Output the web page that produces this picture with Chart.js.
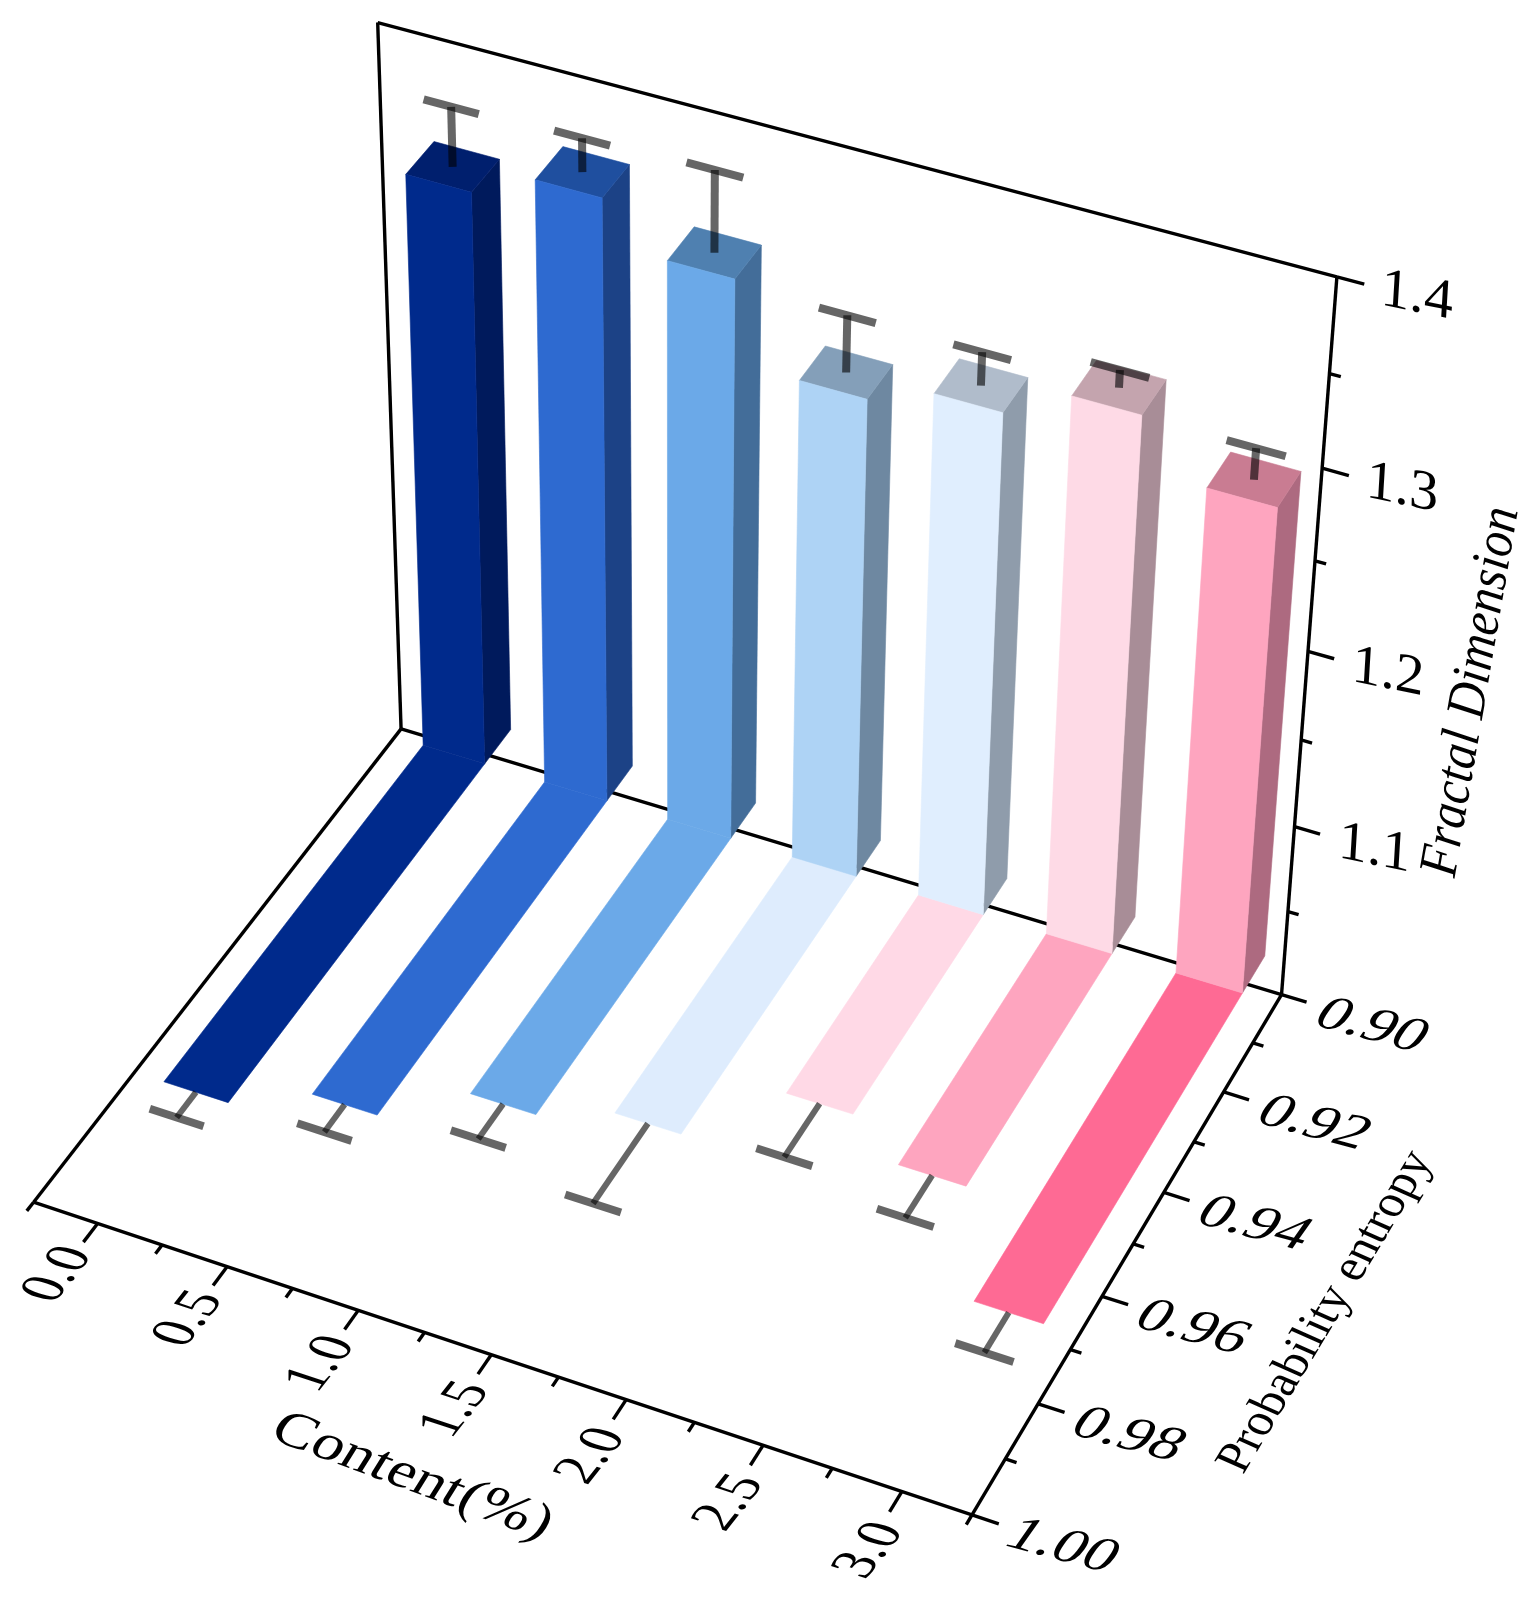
<!DOCTYPE html>
<html>
<head>
<meta charset="utf-8">
<title>Fractal dimension and probability entropy vs content</title>
<style>
  html, body { margin: 0; padding: 0; background: #fff; }
  canvas { display: block; }
</style>
<script src="https://cdn.jsdelivr.net/npm/chart.js@4"></script>
</head>
<body>
<canvas id="bars3d" width="1531" height="1608"></canvas>
<script>
// values
const content = [0, 0.5, 1, 1.5, 2, 2.5, 3];
const fractalDim = [1.328, 1.344, 1.320, 1.275, 1.288, 1.307, 1.278];
const fractalErr = [0.032, 0.018, 0.044, 0.031, 0.018, 0.0095, 0.017];
const entropy = [0.9741, 0.9683, 0.9599, 0.9555, 0.9432, 0.9492, 0.9673];
const entropyErr = [0.0051, 0.0055, 0.007, 0.0158, 0.0107, 0.0083, 0.0075];

const contentTicks = [0, 0.5, 1, 1.5, 2, 2.5, 3];
const contentMinor = [-0.25, 0.25, 0.75, 1.25, 1.75, 2.25, 2.75, 3.25];
const contentLabels = ['0.0', '0.5', '1.0', '1.5', '2.0', '2.5', '3.0'];
const entropyTicks = [0.90, 0.92, 0.94, 0.96, 0.98, 1.00];
const entropyMinor = [0.91, 0.93, 0.95, 0.97, 0.99];
const entropyLabels = ['0.90', '0.92', '0.94', '0.96', '0.98', '1.00'];
const fractalTicks = [1.1, 1.2, 1.3, 1.4];
const fractalMinor = [1.05, 1.15, 1.25, 1.35];
const fractalLabels = ['1.1', '1.2', '1.3', '1.4'];

// colours
const frontColors = ['#002a8c', '#2e6ad0', '#6ba9e8', '#aed3f5', '#e0eefe', '#fedae6', '#fea5bf'];
const topColors = ['#001f6e', '#1f4f9f', '#4f80b0', '#849fb9', '#b0bccb', '#c4a4ae', '#c97c92'];
const sideColors = ['#001a5c', '#1c4286', '#436d99', '#6e88a1', '#8f9cab', '#a88d97', '#ad6a80'];
const floorColors = ['#002a8c', '#2e6ad0', '#6ba9e8', '#deecfd', '#ffd9e6', '#fea5bf', '#fe6a94'];

// bar geometry in data units
const BAR_HALF = 0.127, BAR_SHIFT = -0.006;
const WALL_BACK = 0.894, WALL_FRONT = 0.9018;
const CAP_HALF = 0.106;
const SERIF = '"Liberation Serif", "Times New Roman", serif';

// camera: where the axis box lands on the page [x, entropy, fractal, px, py]
const anchors = [
  [-0.25, 0.90, 1.0, 401, 728],
  [3.25, 0.90, 1.0, 1281, 994],
  [-0.25, 1.00, 1.0, 33, 1203],
  [3.25, 1.00, 1.0, 973, 1513],
  [-0.25, 0.90, 1.4, 378, 23],
  [3.25, 0.90, 1.4, 1336, 275],
  [3.25, 0.90, 1.3, 1322, 469],
  [3.25, 0.90, 1.2, 1309, 652],
  [3.25, 0.90, 1.1, 1295, 828],
  [3.25, 0.98, 1.0, 1037, 1404],
  [0, 1.00, 1.0, 98, 1223],
  [3, 1.00, 1.0, 902, 1493]
];

function solve(A, b) {
  const n = b.length;
  for (let i = 0; i < n; i++) {
    let piv = i;
    for (let r = i + 1; r < n; r++) if (Math.abs(A[r][i]) > Math.abs(A[piv][i])) piv = r;
    [A[i], A[piv]] = [A[piv], A[i]];
    [b[i], b[piv]] = [b[piv], b[i]];
    for (let r = i + 1; r < n; r++) {
      const f = A[r][i] / A[i][i];
      for (let c = i; c < n; c++) A[r][c] -= f * A[i][c];
      b[r] -= f * b[i];
    }
  }
  const h = new Array(n).fill(0);
  for (let i = n - 1; i >= 0; i--) {
    let s = b[i];
    for (let c = i + 1; c < n; c++) s -= A[i][c] * h[c];
    h[i] = s / A[i][i];
  }
  return h;
}

// least squares fit of a projective 3D -> 2D map
function fitCamera(chart) {
  const rows = [], rhs = [];
  anchors.forEach(a => {
    const u = dec(chart.scales.x, a[0]), v = dec(chart.scales.p, a[1]), w = dec(chart.scales.z, a[2]);
    const X = a[3] / 1000, Y = a[4] / 1000;
    rows.push([u, v, w, 1, 0, 0, 0, 0, -X * u, -X * v, -X * w]); rhs.push(X);
    rows.push([0, 0, 0, 0, u, v, w, 1, -Y * u, -Y * v, -Y * w]); rhs.push(Y);
  });
  const ata = [], atb = [];
  for (let i = 0; i < 11; i++) {
    ata.push(new Array(11).fill(0));
    atb.push(0);
    rows.forEach((r, k) => {
      for (let j = 0; j < 11; j++) ata[i][j] += r[i] * r[j];
      atb[i] += r[i] * rhs[k];
    });
  }
  return solve(ata, atb);
}

function dec(scale, value) {
  return scale.getDecimalForPixel(scale.getPixelForValue(value));
}

const bars3d = {
  id: 'bars3d',
  afterDatasetsDraw(chart) {
    const ctx = chart.ctx;
    const h = fitCamera(chart);
    const { x: sx, p: sp, z: sz } = chart.scales;
    const pt = (x, p, z) => {
      const u = dec(sx, x), v = dec(sp, p), w = dec(sz, z);
      const d = h[8] * u + h[9] * v + h[10] * w + 1;
      return [(h[0] * u + h[1] * v + h[2] * w + h[3]) / d * 1000, (h[4] * u + h[5] * v + h[6] * w + h[7]) / d * 1000];
    };
    const poly = (pts, color) => {
      ctx.beginPath();
      pts.forEach((q, i) => i ? ctx.lineTo(q[0], q[1]) : ctx.moveTo(q[0], q[1]));
      ctx.closePath();
      ctx.fillStyle = color;
      ctx.fill();
      ctx.strokeStyle = color;
      ctx.lineWidth = 0.6;
      ctx.stroke();
    };
    const seg = (a, b, width, color) => {
      ctx.beginPath();
      ctx.moveTo(a[0], a[1]);
      ctx.lineTo(b[0], b[1]);
      ctx.lineWidth = width;
      ctx.strokeStyle = color;
      ctx.stroke();
    };
    const text = (str, anchor, dx, dy, B, U, font) => {
      ctx.save();
      ctx.setTransform(B[0], B[1], -U[0], -U[1], anchor[0] + dx, anchor[1] + dy);
      ctx.font = font;
      ctx.fillStyle = '#000';
      ctx.textAlign = 'center';
      ctx.textBaseline = 'middle';
      ctx.fillText(str, 0, 0);
      ctx.restore();
    };

    ctx.save();
    ctx.lineCap = 'butt';
    ctx.lineJoin = 'miter';

    // axis box
    const XMIN = sx.min, XMAX = sx.max, PMIN = sp.min, PMAX = sp.max, ZMIN = sz.min, ZMAX = sz.max;
    const AX = '#000', LW = 3.4;
    seg(pt(XMIN, PMIN, ZMAX), pt(XMAX, PMIN, ZMAX), LW, AX);
    seg(pt(XMIN, PMIN, ZMAX), pt(XMIN, PMIN, ZMIN), LW, AX);
    seg(pt(XMAX, PMIN, ZMAX), pt(XMAX, PMIN, ZMIN), LW, AX);
    seg(pt(XMIN, PMIN, ZMIN), pt(XMAX, PMIN, ZMIN), LW, AX);
    seg(pt(XMIN, PMIN, ZMIN), pt(XMIN, PMAX, ZMIN), LW, AX);
    seg(pt(XMIN, PMAX, ZMIN), pt(XMAX, PMAX, ZMIN), LW, AX);
    seg(pt(XMAX, PMIN, ZMIN), pt(XMAX, PMAX, ZMIN), LW, AX);

    // ticks
    contentTicks.forEach(v => seg(pt(v, PMAX, ZMIN), pt(v, PMAX + 0.0036, ZMIN), LW, AX));
    contentMinor.forEach(v => seg(pt(v, PMAX, ZMIN), pt(v, PMAX + 0.0017, ZMIN), LW, AX));
    entropyTicks.forEach(v => seg(pt(XMAX, v, ZMIN), pt(XMAX + 0.095, v, ZMIN), LW, AX));
    entropyMinor.forEach(v => seg(pt(XMAX, v, ZMIN), pt(XMAX + 0.04, v, ZMIN), LW, AX));
    fractalTicks.forEach(v => seg(pt(XMAX, PMIN, v), pt(XMAX + 0.095, PMIN, v), LW, AX));
    fractalMinor.forEach(v => seg(pt(XMAX, PMIN, v), pt(XMAX + 0.04, PMIN, v), LW, AX));

    const wallData = chart.data.datasets[0].data;
    const floorData = chart.data.datasets[1].data;
    const ERR = 'rgba(0,0,0,0.6)';

    // entropy bars lying on the floor
    floorData.forEach((d, i) => {
      const c = d.x + BAR_SHIFT, l = c - BAR_HALF, r = c + BAR_HALF;
      poly([pt(l, WALL_FRONT, ZMIN), pt(r, WALL_FRONT, ZMIN), pt(r, d.y, ZMIN), pt(l, d.y, ZMIN)], floorColors[i]);
      const e = d.y + entropyErr[i];
      seg(pt(c, d.y, ZMIN), pt(c, e, ZMIN), 6, ERR);
      seg(pt(c - CAP_HALF, e, ZMIN), pt(c + CAP_HALF, e, ZMIN), 8, ERR);
    });

    // fractal dimension bars standing at the back wall
    wallData.forEach((d, i) => {
      const c = d.x + BAR_SHIFT, l = c - BAR_HALF, r = c + BAR_HALF;
      poly([pt(r, WALL_FRONT, ZMIN), pt(r, WALL_BACK, ZMIN), pt(r, WALL_BACK, d.y), pt(r, WALL_FRONT, d.y)], sideColors[i]);
      poly([pt(l, WALL_FRONT, d.y), pt(r, WALL_FRONT, d.y), pt(r, WALL_BACK, d.y), pt(l, WALL_BACK, d.y)], topColors[i]);
      poly([pt(l, WALL_FRONT, ZMIN), pt(r, WALL_FRONT, ZMIN), pt(r, WALL_FRONT, d.y), pt(l, WALL_FRONT, d.y)], frontColors[i]);
      const mid = (WALL_BACK + WALL_FRONT) / 2, e = d.y + fractalErr[i];
      seg(pt(c, mid, d.y), pt(c, mid, e), 8, ERR);
      seg(pt(c - CAP_HALF, mid, e), pt(c + CAP_HALF, mid, e), 8, ERR);
    });

    // tick labels, sheared to sit in their plane like the original
    const font = '56px ' + SERIF;
    contentTicks.forEach((v, i) => text(contentLabels[i], pt(v, PMAX, ZMIN), -39 + i * 1.2, 51 + i * 1.3, [0.57, -0.72], [-1.0, -0.33], font));
    entropyTicks.forEach((v, i) => text(entropyLabels[i], pt(XMAX, v, ZMIN), 90, 32, [1.08, 0.29], [0.55, -0.78], font));
    fractalTicks.forEach((v, i) => text(fractalLabels[i], pt(XMAX, PMIN, v), 80, 23 - i, [1.03, 0.21], [0.06, -1], font));

    // axis titles
    text('Fractal Dimension', [1472, 692], 0, 0, [0.155, -0.9], [-1, -0.16], 'italic 54px ' + SERIF);
    text('Probability entropy', [1326, 1312], 0, 0, [0.49, -0.815], [-0.9, -0.4], '50px ' + SERIF);
    text('Content(%)', [412, 1477], 0, 0, [1.05, 0.39], [0.5, -0.8], '56px ' + SERIF);

    ctx.restore();
  }
};

new Chart(document.getElementById('bars3d'), {
  type: 'scatter',
  data: {
    datasets: [
      { label: 'Fractal Dimension', xAxisID: 'x', yAxisID: 'z', pointRadius: 0,
        data: content.map((x, i) => ({ x, y: fractalDim[i] })) },
      { label: 'Probability entropy', xAxisID: 'x', yAxisID: 'p', pointRadius: 0,
        data: content.map((x, i) => ({ x, y: entropy[i] })) }
    ]
  },
  options: {
    responsive: false,
    animation: false,
    layout: { padding: 0 },
    plugins: { legend: { display: false }, tooltip: { enabled: false } },
    scales: {
      x: { type: 'linear', min: -0.25, max: 3.25, display: false },
      z: { type: 'linear', axis: 'y', min: 1.0, max: 1.4, display: false },
      p: { type: 'linear', axis: 'y', min: 0.90, max: 1.00, display: false }
    }
  },
  plugins: [bars3d]
});
</script>
</body>
</html>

*Exercise prompt*: Search the lines above for the string "page", then show every one that has it.

*Task answer*:
Output the web page that produces this picture with Chart.js.
// camera: where the axis box lands on the page [x, entropy, fractal, px, py]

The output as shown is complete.